# Source excerpt:

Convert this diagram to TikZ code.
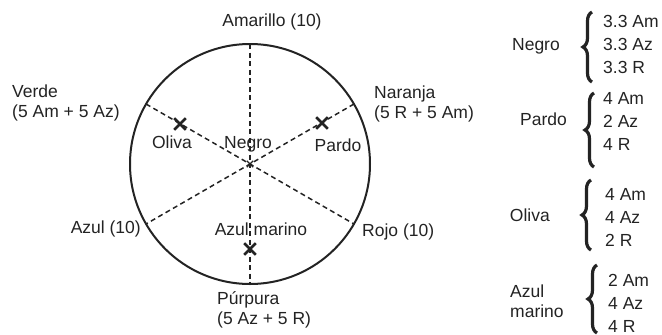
\documentclass[tikz,border=0pt]{standalone}
\usepackage{fontspec}
\setmainfont{Liberation Sans}
\usetikzlibrary{shapes.misc,decorations.pathreplacing}
\definecolor{ink}{RGB}{35,35,35}
\begin{document}
\begin{tikzpicture}[x=1pt,y=-1pt,
  txt/.style={font=\fontsize{17.5}{20}\selectfont, inner sep=0pt, text=ink, align=left},
  lst/.style={font=\fontsize{17.5}{23}\selectfont, inner sep=0pt, text=ink, align=left, anchor=west},
  ring/.style={draw=ink, line width=2pt},
  ray/.style={draw=ink, line width=1.5pt, dash pattern=on 5pt off 3.5pt},
  mix/.style={cross out, draw=ink, line width=2.6pt, minimum size=9pt, inner sep=0pt},
  smallmix/.style={cross out, draw=ink, line width=1.4pt, minimum size=5pt, inner sep=0pt},
  brc/.style={draw=ink, line width=3.2pt, decorate, decoration={brace, amplitude=9pt, aspect=0.5}}]
\useasboundingbox (0,0) rectangle (662,335);

% circle and rays
\coordinate (c) at (250,164);
\draw[ring] (c) circle[radius=120];
\coordinate (top) at (250,44);
\coordinate (bot) at (250,284);
\coordinate (nar) at (354,104);
\coordinate (roj) at (354,224);
\coordinate (ver) at (146,104);
\coordinate (azu) at (146,224);
\draw[ray] (top) -- (bot);
\draw[ray] (ver) -- (roj);
\draw[ray] (nar) -- (azu);

% mixture marks
\node[mix] (xoliva) at (180,124) {};
\node[mix] (xpardo) at (322,123) {};
\node[mix] (xmarino) at (250,249) {};
\node[smallmix] (xnegro) at (250,164) {};

% labels around the circle
\node[txt] (amarillo) at (272,22) {Amarillo (10)};
\node[txt, anchor=west] (verde) at (12,103) {Verde\\(5 Am + 5 Az)};
\node[txt, anchor=west] (naranja) at (374,104) {Naranja\\(5 R + 5 Am)};
\node[txt, anchor=east] (azul) at (141,229) {Azul (10)};
\node[txt, anchor=west] (rojo) at (362,232) {Rojo (10)};
\node[txt, anchor=west] (purpura) at (217,310) {Púrpura\\(5 Az + 5 R)};

% labels inside
\node[txt] (oliva) at (172,142) {Oliva};
\node[txt] (negro) at (248,144) {Negro};
\node[txt] (pardo) at (338,145) {Pardo};
\node[txt] (marino) at (261,229) {Azul marino};

% right column
\node[txt, anchor=east] (rnegro) at (560,46) {Negro};
\draw[brc] (592,82) -- (592,12);
\node[lst] (lnegro) at (603,44) {3.3 Am\\3.3 Az\\3.3 R};

\node[txt, anchor=east] (rpardo) at (567,119) {Pardo};
\draw[brc] (594,167) -- (594,93);
\node[lst] (lpardo) at (603,121) {4 Am\\2 Az\\4 R};

\node[txt, anchor=east] (roliva) at (550,215) {Oliva};
\draw[brc] (591,250) -- (591,180);
\node[lst] (loliva) at (605,217) {4 Am\\4 Az\\2 R};

\node[txt, anchor=west] (rmarino) at (510,301) {Azul\\marino};
\draw[brc] (597,333) -- (597,265);
\node[lst] (lmarino) at (608,303) {2 Am\\4 Az\\4 R};
\end{tikzpicture}
\end{document}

# Aim of the exercise:
Leave out all pictures, then copy the remaining material exactly.

# Response to this task:
Convert this diagram to TikZ code.
\documentclass[tikz,border=0pt]{standalone}
\usepackage{fontspec}
\setmainfont{Liberation Sans}
\usetikzlibrary{shapes.misc,decorations.pathreplacing}
\definecolor{ink}{RGB}{35,35,35}
\begin{document}
\begin{tikzpicture}[x=1pt,y=-1pt,
  txt/.style={font=\fontsize{17.5}{20}\selectfont, inner sep=0pt, text=ink, align=left},
  lst/.style={font=\fontsize{17.5}{23}\selectfont, inner sep=0pt, text=ink, align=left, anchor=west},
  ring/.style={draw=ink, line width=2pt},
  ray/.style={draw=ink, line width=1.5pt, dash pattern=on 5pt off 3.5pt},
  mix/.style={cross out, draw=ink, line width=2.6pt, minimum size=9pt, inner sep=0pt},
  smallmix/.style={cross out, draw=ink, line width=1.4pt, minimum size=5pt, inner sep=0pt},
  brc/.style={draw=ink, line width=3.2pt, decorate, decoration={brace, amplitude=9pt, aspect=0.5}}]
\useasboundingbox (0,0) rectangle (662,335);

% circle and rays
\coordinate (c) at (250,164);
\draw[ring] (c) circle[radius=120];
\coordinate (top) at (250,44);
\coordinate (bot) at (250,284);
\coordinate (nar) at (354,104);
\coordinate (roj) at (354,224);
\coordinate (ver) at (146,104);
\coordinate (azu) at (146,224);
\draw[ray] (top) -- (bot);
\draw[ray] (ver) -- (roj);
\draw[ray] (nar) -- (azu);

% mixture marks
\node[mix] (xoliva) at (180,124) {};
\node[mix] (xpardo) at (322,123) {};
\node[mix] (xmarino) at (250,249) {};
\node[smallmix] (xnegro) at (250,164) {};

% labels around the circle
\node[txt] (amarillo) at (272,22) {Amarillo (10)};
\node[txt, anchor=west] (verde) at (12,103) {Verde\\(5 Am + 5 Az)};
\node[txt, anchor=west] (naranja) at (374,104) {Naranja\\(5 R + 5 Am)};
\node[txt, anchor=east] (azul) at (141,229) {Azul (10)};
\node[txt, anchor=west] (rojo) at (362,232) {Rojo (10)};
\node[txt, anchor=west] (purpura) at (217,310) {Púrpura\\(5 Az + 5 R)};

% labels inside
\node[txt] (oliva) at (172,142) {Oliva};
\node[txt] (negro) at (248,144) {Negro};
\node[txt] (pardo) at (338,145) {Pardo};
\node[txt] (marino) at (261,229) {Azul marino};

% right column
\node[txt, anchor=east] (rnegro) at (560,46) {Negro};
\draw[brc] (592,82) -- (592,12);
\node[lst] (lnegro) at (603,44) {3.3 Am\\3.3 Az\\3.3 R};

\node[txt, anchor=east] (rpardo) at (567,119) {Pardo};
\draw[brc] (594,167) -- (594,93);
\node[lst] (lpardo) at (603,121) {4 Am\\2 Az\\4 R};

\node[txt, anchor=east] (roliva) at (550,215) {Oliva};
\draw[brc] (591,250) -- (591,180);
\node[lst] (loliva) at (605,217) {4 Am\\4 Az\\2 R};

\node[txt, anchor=west] (rmarino) at (510,301) {Azul\\marino};
\draw[brc] (597,333) -- (597,265);
\node[lst] (lmarino) at (608,303) {2 Am\\4 Az\\4 R};
\end{tikzpicture}
\end{document}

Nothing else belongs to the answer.